(June 26, 2014 at 12:29 am)snowtracks Wrote:(June 25, 2014 at 11:37 pm)Jenny A Wrote: Really? Genesis appears to describe a world wide flood to me.here's are some thoughts: 1) the biblical Hebrew vocabulary has only about 3,000 words. consequently, the interpretation dependents on grammar, sentence structure, and context since there are multiple literal definitions of common usages. the frame of reference of ancient people is how words and phases such as 'the entire heavens', 'face of the earth' are correctly interpreted. using our modern day global perspective wouldn't give the correct meaning.
Genesis 7:11-23
2) then there are some nuttie Christian insisting on the word 'world' meaning entire surface of the earth, and 'day' always meaning 24 hours to confuse the issue.

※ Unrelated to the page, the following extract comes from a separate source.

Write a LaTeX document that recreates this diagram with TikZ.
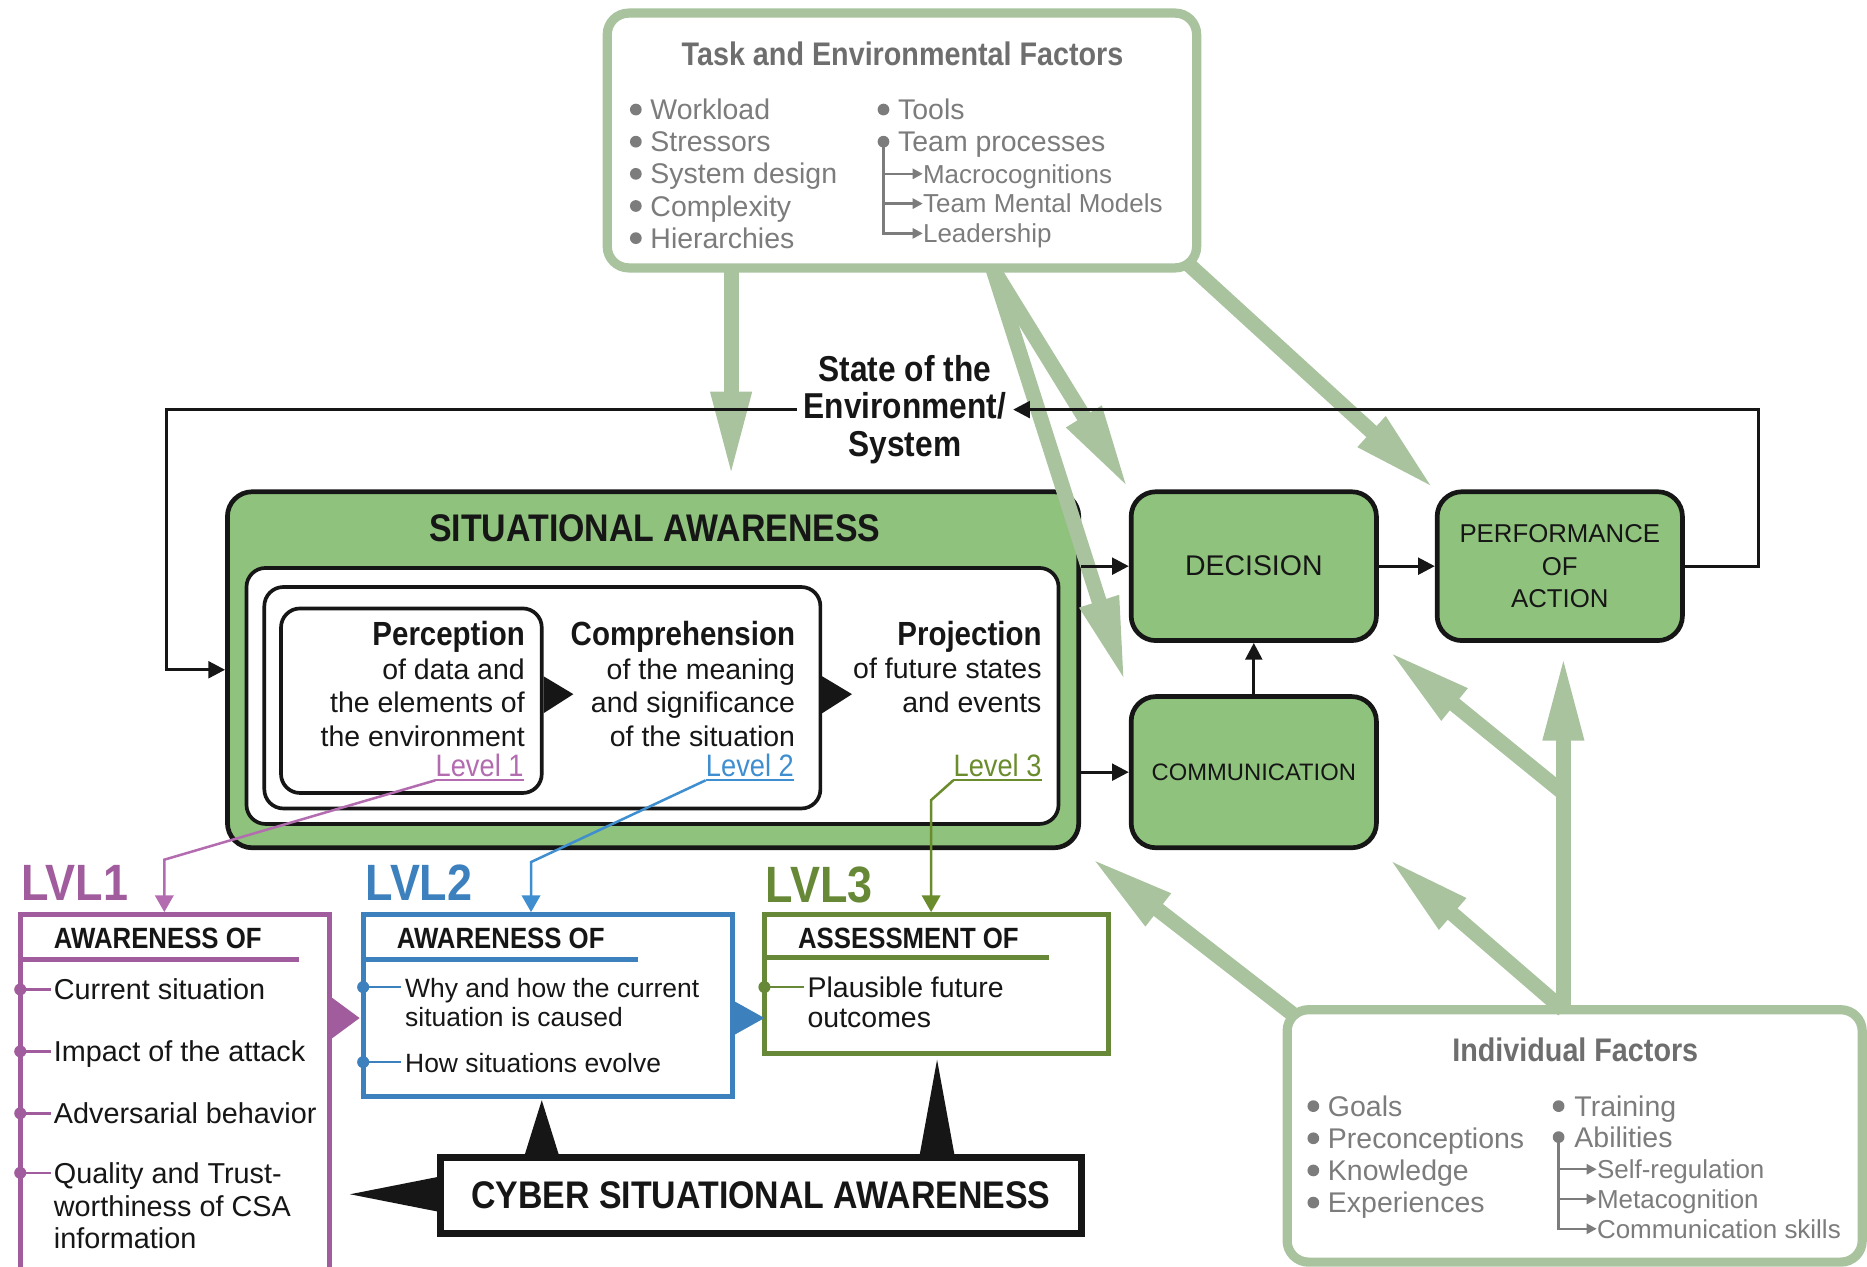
\documentclass[tikz,border=0pt]{standalone}
\usepackage{fontspec}
\setmainfont{Liberation Sans}
\newfontfamily\narrowfont[FakeStretch=0.88]{Liberation Sans}
\usepackage{xcolor}
\usepackage{tikz}
\usetikzlibrary{arrows.meta,fit}

\definecolor{boxgreen}{HTML}{8FC27C}
\definecolor{sage}{HTML}{A9C39F}
\definecolor{factorgray}{HTML}{7C7C7C}
\definecolor{titlegray}{HTML}{6E6E6E}
\definecolor{inkblack}{HTML}{161616}
\definecolor{lvlpurple}{HTML}{A15C9D}
\definecolor{lvlblue}{HTML}{3C80BD}
\definecolor{lvlolive}{HTML}{678937}
\definecolor{tagpurple}{HTML}{B36CB0}
\definecolor{tagblue}{HTML}{3F8ED0}
\definecolor{tagolive}{HTML}{6A8C2C}

\newcommand{\fsz}[2]{\fontsize{#1}{#2}\selectfont}
\newcommand{\headfont}{\narrowfont\bfseries}

\tikzset{
  flowbox/.style={draw=inkblack, line width=2.8pt, fill=boxgreen, rounded corners=0.52cm, inner sep=0pt},
  boxlabel/.style={text=inkblack, align=center, inner sep=0pt},
  framebox/.style={draw=inkblack, line width=2.2pt, rounded corners=0.4cm, inner sep=0pt},
  factorbox/.style={draw=sage, line width=5.5pt, fill=white, rounded corners=0.45cm, inner sep=0pt},
  factortitle/.style={text=titlegray, font=\headfont\fsz{19.5}{20}, inner sep=0pt},
  factoritem/.style={text=factorgray, font=\fsz{17}{20}, anchor=west, inner sep=0pt, text height=12pt, text depth=0pt},
  subitem/.style={factoritem, font=\fsz{15.5}{18}, text height=11pt},
  bulletdot/.style={circle, fill=factorgray, inner sep=0pt, minimum size=7pt},
  subarrow/.style={factorgray, line width=1.4pt, -{Triangle[length=6pt, width=6pt]}},
  bigarrow/.style={sage, line width=9pt, -{Triangle[length=1.8cm, width=0.78cm]}, shorten >=0.25cm},
  flow/.style={inkblack, line width=1.8pt, -{Triangle[length=10pt, width=10pt]}},
  satext/.style={align=right, font=\fsz{17}{20}, inner sep=0pt, anchor=east, text=inkblack},
  levellabel/.style={font=\narrowfont\fsz{18.5}{20}, inner sep=0pt, anchor=base east},
  lvlbox/.style={draw=#1, line width=2.8pt, fill=white, inner sep=0pt},
  lvlhead/.style={font=\headfont\fsz{17.5}{20}, anchor=base west, inner sep=0pt, text=inkblack},
  lvlitem/.style={font=\fsz{17.2}{19.3}, anchor=west, inner sep=0pt, text height=12pt, text depth=0pt, text=inkblack},
  lvlmulti/.style={font=\fsz{17.2}{19.3}, anchor=north west, inner sep=0pt, align=left, text=inkblack},
  lvltag/.style={text=#1, font=\headfont\fsz{30.5}{32}, anchor=base west, inner sep=0pt},
  lvlpin/.style={draw=#1, line width=1.5pt, -{Triangle[length=10pt, width=11pt]}},
}

\begin{document}
\begin{tikzpicture}[x=0.025cm, y=-0.025cm]
  \useasboundingbox (0,0) rectangle (1568,1064);

  \node[factorbox, fit={(510,11) (1005,225)}] (task) {};
  \node[factortitle] (tasktitle) at (758,45) {Task and Environmental Factors};
  \foreach \txt [count=\i] in {Workload,Stressors,System design,Complexity,Hierarchies} {
    \node[bulletdot] (tb\i) at (534,65+27*\i) {};
    \node[factoritem] (ti\i) at (546,65+27*\i) {\txt};
  }
  \node[bulletdot] (tb6) at (742,92) {};
  \node[factoritem] (ti6) at (754,92) {Tools};
  \node[bulletdot] (tb7) at (742,119) {};
  \node[factoritem] (ti7) at (754,119) {Team processes};
  \foreach \txt [count=\i] in {Macrocognitions,Team Mental Models,Leadership} {
    \node[subitem] (ts\i) at (775,121+25*\i) {\txt};
    \draw[subarrow] (tb7.center) |- (ts\i.west);
  }

  \node[factorbox, fit={(1081,848) (1564,1060)}] (indiv) {};
  \node[factortitle] (indtitle) at (1323,882) {Individual Factors};
  \foreach \txt [count=\i] in {Goals,Preconceptions,Knowledge,Experiences} {
    \node[bulletdot] (ib\i) at (1103,902+27*\i) {};
    \node[factoritem] (ii\i) at (1115,902+27*\i) {\txt};
  }
  \node[bulletdot] (ib5) at (1309,929) {};
  \node[factoritem] (ii5) at (1322,929) {Training};
  \node[bulletdot] (ib6) at (1309,955) {};
  \node[factoritem] (ii6) at (1322,955) {Abilities};
  \foreach \txt [count=\i] in {Self-regulation,Metacognition,Communication skills} {
    \node[subitem] (is\i) at (1341,957+25*\i) {\txt};
    \draw[subarrow] (ib6.center) |- (is\i.west);
  }

  \coordinate (sadrop) at (614,226);
  \coordinate (taskfoot) at (834,226);
  \coordinate (taskcorner) at (996,220);
  \coordinate (indtop) at (1313,848);
  \coordinate (indmid) at (1313,666);
  \coordinate (indcorner) at (1086,852);
  \coordinate (leftturn) at (140,344);
  \coordinate (rightturn) at (1477,344);

  \node[flowbox, fit={(191,413) (906,712)}] (sa) {};
  \node[flowbox, fit={(950,413) (1156,538)},
        label={[boxlabel, font=\fsz{17}{20}]center:DECISION}] (dec) {};
  \node[flowbox, fit={(1207,413) (1413,538)},
        label={[boxlabel, font=\fsz{15.4}{19.5}]center:PERFORMANCE\\OF\\ACTION}] (perf) {};
  \node[flowbox, fit={(950,585) (1156,712)},
        label={[boxlabel, font=\fsz{14.2}{17}]center:COMMUNICATION}] (comm) {};

  \draw[bigarrow] (sadrop) -- (sadrop |- sa.north);
  \draw[bigarrow, shorten >=0pt] (taskfoot) -- (dec.north west);
  \draw[bigarrow] (taskfoot) -- (comm.north west);
  \draw[bigarrow, shorten >=0pt] (taskcorner) -- (perf.north west);
  \draw[bigarrow] (indtop) -- (indtop |- perf.south);
  \draw[bigarrow] (indmid) -- (dec.south east);
  \draw[bigarrow] (indtop) -- (comm.south east);
  \draw[bigarrow] (indcorner) -- (sa.south east);

  \node[font=\headfont\fsz{23}{24}, inner sep=0pt, text=inkblack] (satitle) at (550,444) {SITUATIONAL AWARENESS};
  \node[framebox, fill=white, fit={(207,477) (889,692)}] (sainner) {};
  \node[framebox, fit={(222,493) (689,679)}] (compframe) {};
  \node[framebox, fit={(236,511) (455,666)}] (percframe) {};
  \node[satext] (perc) at (441,574.5) {{\headfont\fsz{20}{20}Perception}\\of data and\\the elements of\\the environment};
  \node[satext] (comp) at (668,574.5) {{\headfont\fsz{20}{20}Comprehension}\\of the meaning\\and significance\\of the situation};
  \node[satext] (proj) at (875,560) {{\headfont\fsz{20}{20}Projection}\\of future states\\and events};
  \fill[inkblack] (percframe.east |- 0,568) -- ++(25,15) -- ++(-25,16) -- cycle;
  \fill[inkblack] (compframe.east |- 0,568) -- ++(25,15) -- ++(-25,16) -- cycle;

  \node[levellabel, text=tagpurple] (lv1) at (440,652) {Level 1};
  \node[levellabel, text=tagblue] (lv2) at (667,652) {Level 2};
  \node[levellabel, text=tagolive] (lv3) at (875,652) {Level 3};
  \coordinate (lv1foot) at ([yshift=-2pt]lv1.south west);
  \coordinate (lv2foot) at ([yshift=-2pt]lv2.south west);
  \coordinate (lv3foot) at ([yshift=-2pt]lv3.south west);
  \draw[tagpurple, line width=1.4pt] (lv1foot) -- ([yshift=-2pt]lv1.south east);
  \draw[tagblue, line width=1.4pt] (lv2foot) -- ([yshift=-2pt]lv2.south east);
  \draw[tagolive, line width=1.4pt] (lv3foot) -- ([yshift=-2pt]lv3.south east);

  \node[lvlbox=lvlpurple, fit={(17,768) (277,1090)}] (box1) {};
  \node[lvlbox=lvlblue, fit={(305,768) (615,921)}] (box2) {};
  \node[lvlbox=lvlolive, fit={(642,768) (931,885)}] (box3) {};

  \coordinate (bend1) at (138,722);
  \coordinate (bend2) at (446,724);
  \coordinate (bend3) at (782,672);
  \draw[lvlpin=tagpurple] (lv1foot) -- (bend1) -- (bend1 |- box1.north);
  \draw[lvlpin=tagblue] (lv2foot) -- (bend2) -- (bend2 |- box2.north);
  \draw[lvlpin=tagolive] (lv3foot) -- (bend3) -- (bend3 |- box3.north);

  \node[lvltag=lvlpurple] (tag1) at (18,756) {LVL1};
  \node[lvltag=lvlblue] (tag2) at (307,756) {LVL2};
  \node[lvltag=lvlolive] (tag3) at (643,758) {LVL3};

  \node[lvlhead] (h1) at (45,797) {AWARENESS OF};
  \draw[lvlpurple, line width=2.8pt] (box1.west |- 0,806) -- (251,806);
  \node[lvlitem] (l1a) at (45,831) {Current situation};
  \node[lvlitem] (l1b) at (45,883) {Impact of the attack};
  \node[lvlitem] (l1c) at (45,935) {Adversarial behavior};
  \node[lvlmulti] (l1d) at (45,976.5) {Quality and Trust-\\worthiness of CSA\\information};
  \foreach \y in {831,883,935,985} {
    \fill[lvlpurple] (17,\y) circle (3.6pt);
    \draw[lvlpurple, line width=1.5pt] (17,\y) -- (43,\y);
  }

  \node[lvlhead] (h2) at (333,797) {AWARENESS OF};
  \draw[lvlblue, line width=2.8pt] (box2.west |- 0,806) -- (536,806);
  \node[lvlmulti, font=\fsz{15.8}{17.8}] (l2a) at (340,821) {Why and how the current\\situation is caused};
  \node[lvlitem, font=\fsz{15.8}{17.8}] (l2b) at (340,892) {How situations evolve};
  \foreach \y in {829,892} {
    \fill[lvlblue] (305,\y) circle (3.6pt);
    \draw[lvlblue, line width=1.5pt] (305,\y) -- (337,\y);
  }

  \node[lvlhead] (h3) at (670,797) {ASSESSMENT OF};
  \draw[lvlolive, line width=2.8pt] (box3.west |- 0,804) -- (881,804);
  \node[lvlmulti, font=\fsz{17}{17.8}] (l3a) at (678,820.5) {Plausible future\\outcomes};
  \fill[lvlolive] (642,829) circle (3.6pt);
  \draw[lvlolive, line width=1.5pt] (642,829) -- (675,829);

  \fill[lvlpurple] (box1.east |- 0,838) -- (302,855) -- (box1.east |- 0,872) -- cycle;
  \fill[lvlblue] (box2.east |- 0,841) -- (642,855) -- (box2.east |- 0,869) -- cycle;

  \node[draw=inkblack, line width=4.3pt, fill=white, inner sep=0pt, fit={(370,972) (908,1036)},
        label={[boxlabel, font=\headfont\fsz{23}{24}]center:CYBER SITUATIONAL AWARENESS}] (csa) {};
  \fill[inkblack] (440,972) -- (455,924) -- (470,972) -- cycle;
  \fill[inkblack] (772,972) -- (787,890) -- (802,972) -- cycle;
  \fill[inkblack] (370,988) -- (294,1003) -- (370,1018) -- cycle;

  \node[font=\headfont\fsz{21.5}{22.5}, align=center, inner sep=4pt, text=inkblack] (env) at (760,344) {State of the\\Environment/\\System};

  \draw[flow] (env.west) -- (leftturn) |- (sa.west);
  \draw[flow] (perf.east) -| (rightturn) -- (env.east);
  \draw[flow] (sa.east |- dec.west) -- (dec.west);
  \draw[flow] (sa.east |- comm.west) -- (comm.west);
  \draw[flow] (dec.east) -- (perf.west);
  \draw[flow] (comm.north) -- (dec.south);
\end{tikzpicture}
\end{document}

Nutty meaning the world means the whole world? Or the face of the earth means all the earth? Nutty meaning a day means 24 hours? Sorry, I think that is exactly what the Hebrews meant. They thought there was a world wide flood. They didn't think it was local or a metaphor.
Obviously, the myth of the flood may have come out of a more local flood or floods. It probably did. And yes it's nutty to believe Genesis happened as written. But many, many Christian nuts do. And the writers of Genesis did. The story is nutty.
So, assuming you don't consider yourself nutty, why did god lead the Hebrews and Christians through the Middle Ages and some today to believe it was a literal flood covering the whole earth?
Well?
If there is a god, I want to believe that there is a god. If there is not a god, I want to believe that there is no god.